Officers shying away from going to Delhi is not a new phenomenon, but is one that has lately assumed grave proportions. This is a serious situation if one reckons that the manpower demands of GOI ministries (at the level of Deputy Secretaries and Directors who generally come from the IAS) are growing. There is no doubt now as there is a lateral entry scheme meant for qualified personnel from the public and private sectors. Their number is too small to make even a marginal difference to the deteriorating vacancy position at the Centre.

The case of the Indian Police Service (IPS) is equally bad. There are far too many vacancies in the Central Police Establishment comprising the paramilitary forces such as the Central Reserve Police Force (CRPF), Border Security Force (BSF) and Central Industrial Security Force (CISF), and investigating agencies like the Central Bureau of Investigation (CBI) and National Investigation Agency (NIA).

One organisation particularly affected is the CBI. When this is the case, ironically, the non-IPS direct recruits to the para military forces are permanently at war with the Home Ministry (MHA), demanding a greater share of the jobs in the higher echelons. The Cadre rules now in place do not permit such expansion of opportunities for the non-IPS officers. A major grouse of the latter is that none of them can ever rise to head the forces. The rationale is that they lack the experience at the grassroots of policing essential to operate in unison with the local civil authorities.

Editorial | Wrong remedy: On IAS, IPS deputation rule changes

The AIS structure is unique to India and is too delicate to handle during a crisis. No public administration practitioner or scholar abroad can comprehend its nuances. 

The AIS appointments

The selection of AIS officers is done through the Union Public Service Commission (UPSC), which holds an annual examination that attracts 3,00,000 to 4,00,000 young aspirants, competing for less than 1,000 positions. The appointing authority for those shortlisted from the written examination, followed by an oral interview, is currently the Central government. 
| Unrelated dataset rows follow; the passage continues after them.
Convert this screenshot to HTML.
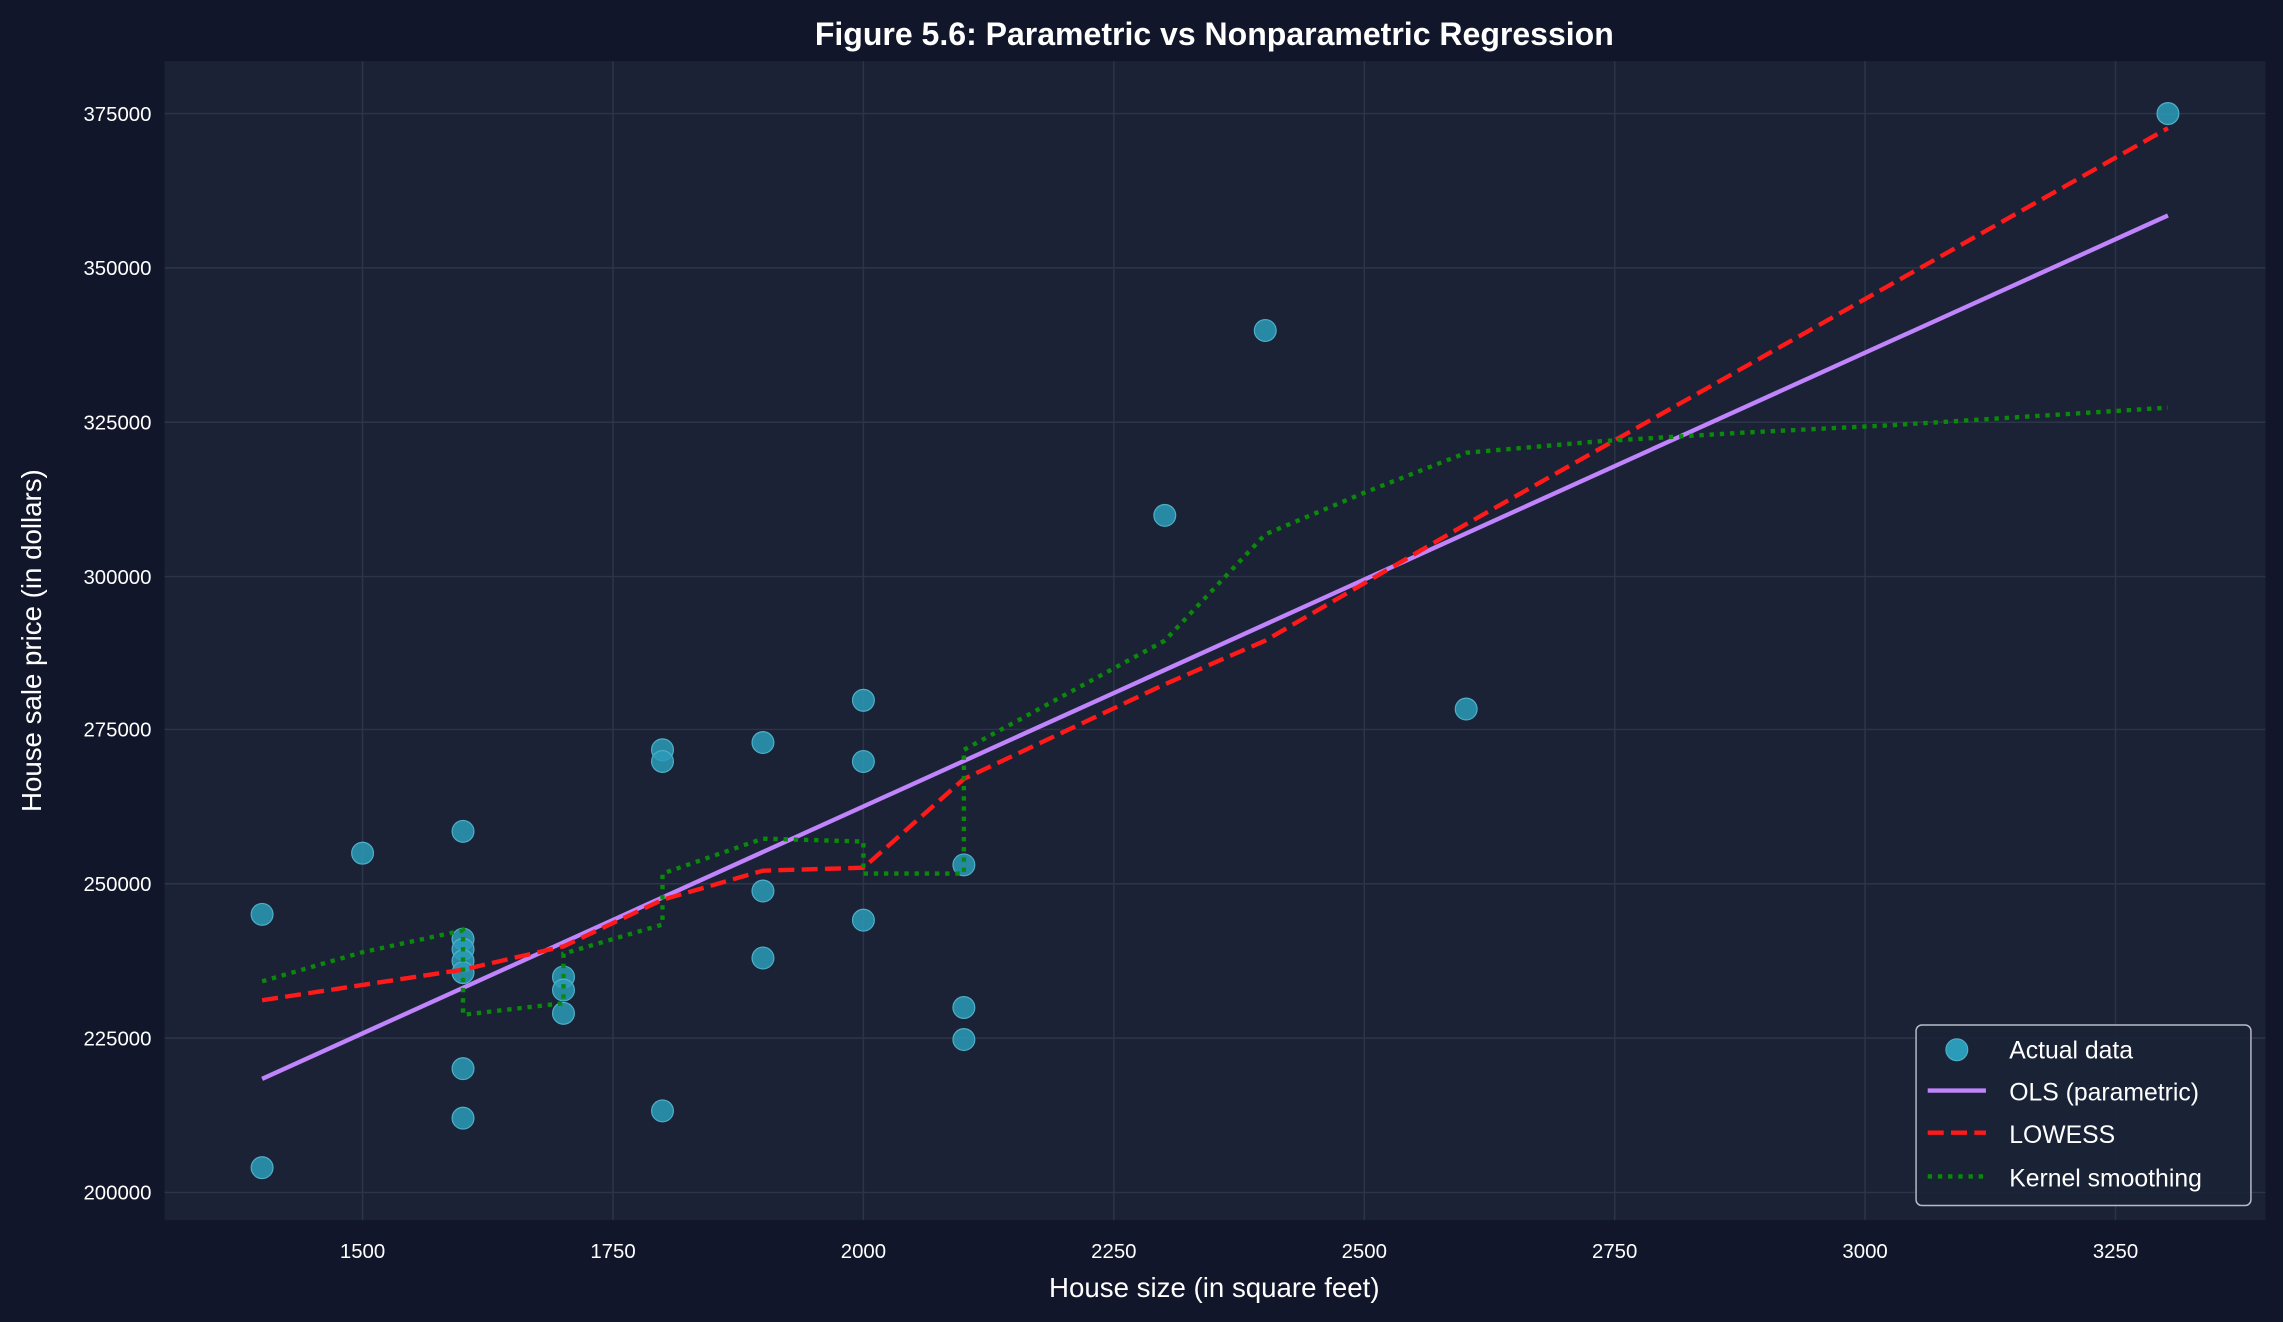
<!DOCTYPE html>
<html><head><meta charset="utf-8"><style>
html,body{margin:0;padding:0;background:#11162a;}
svg{display:block;}
text{font-family:"Liberation Sans",sans-serif;fill:#fff;}
</style></head><body>
<svg width="2283" height="1322" viewBox="0 0 1568 908" xmlns="http://www.w3.org/2000/svg">
<rect width="1568" height="908" fill="#11162a"/>
<rect x="113" y="42" width="1443" height="796" fill="#1b2236"/>
<g stroke="#2c3548" stroke-width="1">
<line x1="249" y1="42" x2="249" y2="838"/><line x1="421" y1="42" x2="421" y2="838"/>
<line x1="593" y1="42" x2="593" y2="838"/><line x1="765" y1="42" x2="765" y2="838"/>
<line x1="937" y1="42" x2="937" y2="838"/><line x1="1109" y1="42" x2="1109" y2="838"/>
<line x1="1281" y1="42" x2="1281" y2="838"/><line x1="1453" y1="42" x2="1453" y2="838"/>
<line x1="113" y1="819" x2="1556" y2="819"/><line x1="113" y1="713" x2="1556" y2="713"/>
<line x1="113" y1="607" x2="1556" y2="607"/><line x1="113" y1="501" x2="1556" y2="501"/>
<line x1="113" y1="396" x2="1556" y2="396"/><line x1="113" y1="290" x2="1556" y2="290"/>
<line x1="113" y1="184" x2="1556" y2="184"/><line x1="113" y1="78" x2="1556" y2="78"/>
</g>
<g font-size="14" text-anchor="middle">
<text x="249" y="864">1500</text><text x="421" y="864">1750</text><text x="593" y="864">2000</text>
<text x="765" y="864">2250</text><text x="937" y="864">2500</text><text x="1109" y="864">2750</text>
<text x="1281" y="864">3000</text><text x="1453" y="864">3250</text>
</g>
<g font-size="14" text-anchor="end">
<text x="104" y="824">200000</text><text x="104" y="718">225000</text><text x="104" y="612">250000</text>
<text x="104" y="506">275000</text><text x="104" y="401">300000</text><text x="104" y="295">325000</text>
<text x="104" y="189">350000</text><text x="104" y="83">375000</text>
</g>
<text x="834" y="891" font-size="19" text-anchor="middle">House size (in square feet)</text>
<text transform="translate(28,440) rotate(-90)" font-size="19" text-anchor="middle">House sale price (in dollars)</text>
<text x="834" y="31" font-size="22" font-weight="bold" text-anchor="middle">Figure 5.6: Parametric vs Nonparametric Regression</text>
<g fill="#2a9bb8" fill-opacity="0.85" stroke="#4fb0c8" stroke-width="0.8">
<circle cx="180" cy="628" r="7.5"/><circle cx="180" cy="802" r="7.5"/><circle cx="249" cy="586" r="7.5"/>
<circle cx="318" cy="571" r="7.5"/><circle cx="318" cy="645" r="7.5"/><circle cx="318" cy="652" r="7.5"/>
<circle cx="318" cy="660" r="7.5"/><circle cx="318" cy="668" r="7.5"/><circle cx="318" cy="734" r="7.5"/>
<circle cx="318" cy="768" r="7.5"/><circle cx="387" cy="671" r="7.5"/><circle cx="387" cy="680" r="7.5"/>
<circle cx="387" cy="696" r="7.5"/><circle cx="455" cy="515" r="7.5"/><circle cx="455" cy="523" r="7.5"/>
<circle cx="455" cy="763" r="7.5"/><circle cx="524" cy="510" r="7.5"/><circle cx="524" cy="612" r="7.5"/>
<circle cx="524" cy="658" r="7.5"/><circle cx="593" cy="481" r="7.5"/><circle cx="593" cy="523" r="7.5"/>
<circle cx="593" cy="632" r="7.5"/><circle cx="662" cy="594" r="7.5"/><circle cx="662" cy="692" r="7.5"/>
<circle cx="662" cy="714" r="7.5"/><circle cx="800" cy="354" r="7.5"/><circle cx="869" cy="227" r="7.5"/>
<circle cx="1007" cy="487" r="7.5"/><circle cx="1489" cy="78" r="7.5"/>
</g>
<line x1="180" y1="741" x2="1489" y2="148" stroke="#c084fc" stroke-width="3"/>
<polyline fill="none" stroke="#ff1a1a" stroke-width="3" stroke-dasharray="11,5" points="180,687 318,666 387,650 455,618 524,598 593,596 662,535 800,470 869,440 938,400 1007,360 1489,88"/>
<polyline fill="none" stroke="#0a8a0a" stroke-width="3" stroke-dasharray="3,4" points="180,674 249,654 318,639 318,697 387,689 387,655 455,635 455,600 524,576 593,578 593,600 662,600 662,515 800,440 869,367 938,338 1007,311 1100,303 1200,297 1300,292 1489,280"/>
<rect x="1316" y="704" width="230" height="124" rx="4" fill="#1b2236" fill-opacity="0.9" stroke="#b8bcc8" stroke-width="1"/>
<circle cx="1344" cy="721" r="7.5" fill="#2a9bb8" stroke="#4fb0c8" stroke-width="0.8"/>
<line x1="1324" y1="749" x2="1364" y2="749" stroke="#c084fc" stroke-width="3"/>
<line x1="1324" y1="778" x2="1364" y2="778" stroke="#ff1a1a" stroke-width="3" stroke-dasharray="11,5"/>
<line x1="1324" y1="808" x2="1364" y2="808" stroke="#0a8a0a" stroke-width="3" stroke-dasharray="3,4"/>
<g font-size="17">
<text x="1380" y="727">Actual data</text><text x="1380" y="756">OLS (parametric)</text>
<text x="1380" y="785">LOWESS</text><text x="1380" y="815">Kernel smoothing</text>
</g>
</svg>
</body></html>
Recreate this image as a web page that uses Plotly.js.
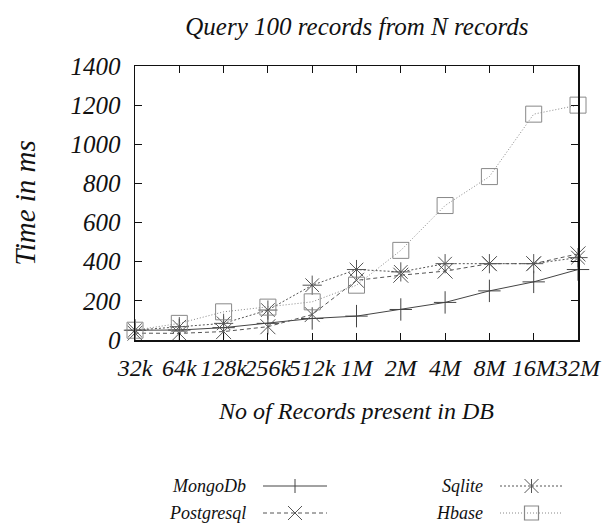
<!DOCTYPE html>
<html><head><meta charset="utf-8">
<script src="https://cdn.plot.ly/plotly-3.0.1.min.js"></script>
<style>body{margin:0;background:#fff}#c{width:605px;height:527px}</style>
</head><body><div id="c"></div>
<script>
const categories = ['32k','64k','128k','256k','512k','1M','2M','4M','8M','16M','32M'];
const mongo    = [50, 51, 63, 85, 110, 122, 156, 192, 251, 297, 360];
const postgres = [35, 34, 43, 68, 130, 305, 331, 352, 390, 390, 440];
const sqlite   = [50, 68, 85, 153, 280, 360, 348, 390, 390, 390, 421];
const hbase    = [50, 85, 144, 168, 195, 280, 458, 687, 835, 1154, 1200];
const seriesNames = ['MongoDb','Postgresql','Sqlite','Hbase'];
const yTicks = [0,200,400,600,800,1000,1200,1400];

const idx = categories.map((_, i) => i);
const F = 'Liberation Serif';
const styles = [
  {dash:'solid', color:'#444', sym:'cross-thin', size:16, w:1},
  {dash:'4px,3px', color:'#555', sym:'x-thin', size:15, w:1},
  {dash:'2px,2px', color:'#555', sym:'asterisk', size:16, w:1},
  {dash:'1px,2px', color:'#888', sym:'square-open', size:16, w:1}
];
const data = [mongo, postgres, sqlite, hbase].map((ys, k) => ({
  x: idx, y: ys, type: 'scatter', mode: 'lines+markers', name: seriesNames[k],
  line: {color: styles[k].color, width: styles[k].w, dash: styles[k].dash},
  marker: {symbol: styles[k].sym, size: styles[k].size, color: styles[k].color,
           line: {color: styles[k].color, width: 1}},
  showlegend: false, cliponaxis: false
}));

// custom legend (text left of key, gnuplot style)
const W = 605, H = 527, ML = 135, MR = 27, MT = 66, MB = 187;
const PW = W - ML - MR, PH = H - MT - MB;
const px = x => (x - ML) / PW, py = y => (H - MB - y) / PH;
const shapes = [], annotations = [];
const legendPos = [[248,486,263,327],[248,513,263,327],[485,486,500,563],[485,513,500,563]];
legendPos.forEach((p, k) => {
  const [tx, y, x0, x1] = p;
  annotations.push({xref:'paper', yref:'paper', x:px(tx), y:py(y), xanchor:'right', yanchor:'middle',
    text: seriesNames[k], showarrow:false, font:{family:F, size:18, color:'#111', style:'italic'}});
  shapes.push({type:'line', xref:'paper', yref:'paper', x0:px(x0), x1:px(x1), y0:py(y), y1:py(y),
    line:{color:styles[k].color, width: styles[k].w, dash: styles[k].dash}});
  const cx = (x0 + x1) / 2, r = 7;
  const L = (a,b,c,d) => shapes.push({type:'line', xref:'paper', yref:'paper', x0:px(a), y0:py(b), x1:px(c), y1:py(d), line:{color:styles[k].color, width:1}});
  if (k === 0) { L(cx, y-r, cx, y+r); }
  if (k === 1) { L(cx-r, y-r, cx+r, y+r); L(cx-r, y+r, cx+r, y-r); }
  if (k === 2) { L(cx-r, y-r, cx+r, y+r); L(cx-r, y+r, cx+r, y-r); L(cx, y-r, cx, y+r); }
  if (k === 3) { shapes.push({type:'rect', xref:'paper', yref:'paper', x0:px(cx-r), x1:px(cx+r), y0:py(y-r), y1:py(y+r), line:{color:'#888', width:1.2}, fillcolor:'rgba(0,0,0,0)'}); }
});

const axisCommon = {showgrid:false, zeroline:false, showline:true, linecolor:'#111', linewidth:1.5,
  mirror:'allticks', ticks:'inside', ticklen:7, tickcolor:'#111', tickwidth:1.2};
const layout = {
  width: W, height: H, margin: {l:ML, r:MR, t:MT, b:MB},
  paper_bgcolor:'#fff', plot_bgcolor:'#fff',
  font: {family: F, color:'#111'},
  title: {text:'Query 100 records from N records', x: 0.59, xanchor:'center', y: 1 - 26/H, yanchor:'middle',
          font:{family:F, size:25, style:'italic', color:'#111'}},
  xaxis: Object.assign({}, axisCommon, {range:[0,10], tickvals: idx, ticktext: categories, tickangle: 0,
    tickfont:{family:F, size:24, style:'italic', color:'#111'}, ticklabelstandoff: 6,
    title:{text:'No of Records present in DB', standoff: 22, font:{family:F, size:24, style:'italic', color:'#111'}}}),
  yaxis: Object.assign({}, axisCommon, {range:[0,1400], tickvals: yTicks,
    tickfont:{family:F, size:25, style:'italic', color:'#111'}, ticklabelstandoff: 8,
    title:{text:'Time in ms', standoff: 26, font:{family:F, size:29, style:'italic', color:'#111'}}}),
  shapes: shapes, annotations: annotations
};
Plotly.newPlot('c', data, layout, {staticPlot:true, displayModeBar:false});
</script></body></html>
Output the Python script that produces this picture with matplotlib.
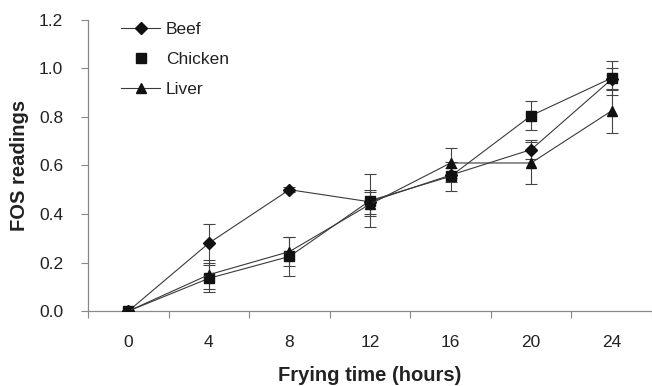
import matplotlib.pyplot as plt
from matplotlib.lines import Line2D
import numpy as np

plt.rcParams['font.family'] = ['Liberation Sans', 'DejaVu Sans']

hours = ["0", "4", "8", "12", "16", "20", "24"]
beef = [0.0, 0.28, 0.50, 0.45, 0.56, 0.665, 0.955]
chicken = [0.0, 0.135, 0.225, 0.455, 0.555, 0.805, 0.96]
liver = [0.0, 0.15, 0.245, 0.44, 0.61, 0.61, 0.825]
beef_err = [0.0, 0.08, 0.01, 0.05, 0.03, 0.04, 0.045]
chicken_err = [0.0, 0.055, 0.08, 0.11, 0.06, 0.06, 0.07]
liver_err = [0.0, 0.06, 0.06, 0.05, 0.06, 0.085, 0.09]

fig = plt.figure(figsize=(6.52, 3.86), dpi=100)
ax = fig.add_axes([0.135, 0.194, 0.865, 0.755])

x = np.arange(len(hours))
line_col = '#3a3a3a'
series = [
    ("Beef", beef, beef_err, 'D', 6),
    ("Chicken", chicken, chicken_err, 's', 6.5),
    ("Liver", liver, liver_err, '^', 7.5),
]
for name, vals, err, mk, ms in series:
    ax.errorbar(x, vals, yerr=err, color=line_col, lw=0.8, marker=mk, ms=ms,
                mfc='#111111', mec='#111111', ecolor='#444444', elinewidth=0.8,
                capsize=4, capthick=0.8, zorder=3)

ax.set_xlim(-0.5, 6.5)
ax.set_ylim(0, 1.2)
ax.set_yticks(np.arange(0, 1.21, 0.2))
ax.set_yticklabels([f"{v:.1f}" for v in np.arange(0, 1.21, 0.2)])

# category-style x axis: ticks between groups, labels centred
ax.set_xticks(np.arange(-0.5, 6.6, 1.0))
ax.set_xticklabels([])
ax.set_xticks(x, minor=True)
ax.set_xticklabels(hours, minor=True)
ax.tick_params(axis='x', which='minor', length=0, pad=17)
ax.tick_params(axis='x', which='major', length=5, width=0.8, color='#888888')
ax.tick_params(axis='y', length=5, width=0.8, color='#888888', pad=13)
ax.tick_params(which='both', labelsize=12.5, labelcolor='#222222')

for s in ['top', 'right']:
    ax.spines[s].set_visible(False)
for s in ['left', 'bottom']:
    ax.spines[s].set_color('#888888')
    ax.spines[s].set_linewidth(0.9)

ax.set_xlabel("Frying time (hours)", fontsize=14.5, fontweight='bold', color='#222222', labelpad=12)
ax.set_ylabel("FOS readings", fontsize=14.5, fontweight='bold', color='#222222', labelpad=7)

handles = [
    Line2D([], [], color=line_col, lw=0.8, marker='D', ms=6, mfc='#111111', mec='#111111'),
    Line2D([], [], color=line_col, lw=0, marker='s', ms=6.5, mfc='#111111', mec='#111111'),
    Line2D([], [], color=line_col, lw=0.8, marker='^', ms=7.5, mfc='#111111', mec='#111111'),
]
ax.legend(handles, [s[0] for s in series], loc='upper left', bbox_to_anchor=(0.03, 1.045),
          frameon=False, fontsize=12.5, handlelength=2.3, labelspacing=0.85,
          handletextpad=0.3, labelcolor='#222222')

fig.savefig("out.png", dpi=100)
Appointment officers are allotted to various States, the number of officers depending on each State's requirement. Thereafter, they spend most of their career in those States, intervened by short spells of deputation to the Centre. While they are functioning under a State government, disciplinary authority is vested in the former, except that a State cannot impose a major penalty on a delinquent AIS officer for any misconduct.

Suspension of an officer from the service by a State government will have to be ratified by the Centre before the end of three months. This is meant to be a safeguard against any arbitrary action by a State government.

I, however, know of a case of a totally unjustified harassment of a distinguished police officer who was harassed for reporting to the Indian government after the State went back on its earlier promise to relieve her to join a Central organisation. There was a short-lived tussle between the State and the Ministry of Home Affairs over this issue.

A few years ago, we also witnessed such battles in other States too, especially West Bengal, where senior officers such as the Chief Secretary and Commissioner of Police were greatly embarrassed because the Chief Minister and GOI were out of steps with each other. It is in situations like these where the canons of prudent and mature governance are ignored that pose a threat to the foundation of All India Services.

Empowering the Centre

Crass politics triumphing over enlightened public administration has become the order of the day. It is in this context that the Centre's dialogue with the States over amending the AIS rules assumes importance. Such amendment would empower the Centre to commandeer the services of any officer serving in the States to work for the former, with or without the concurrence of the State concerned or the consent of the particular officer.

However, it is debatable whether the States will agree to this change. Intriguing times are, therefore, ahead of all of us who are convinced that we need a stable system of civil services to bolster democratic and responsive public administration in our country.

R.K. Raghavan is a former CBI Director and a former High Commissioner of India to the Republic of Cyprus.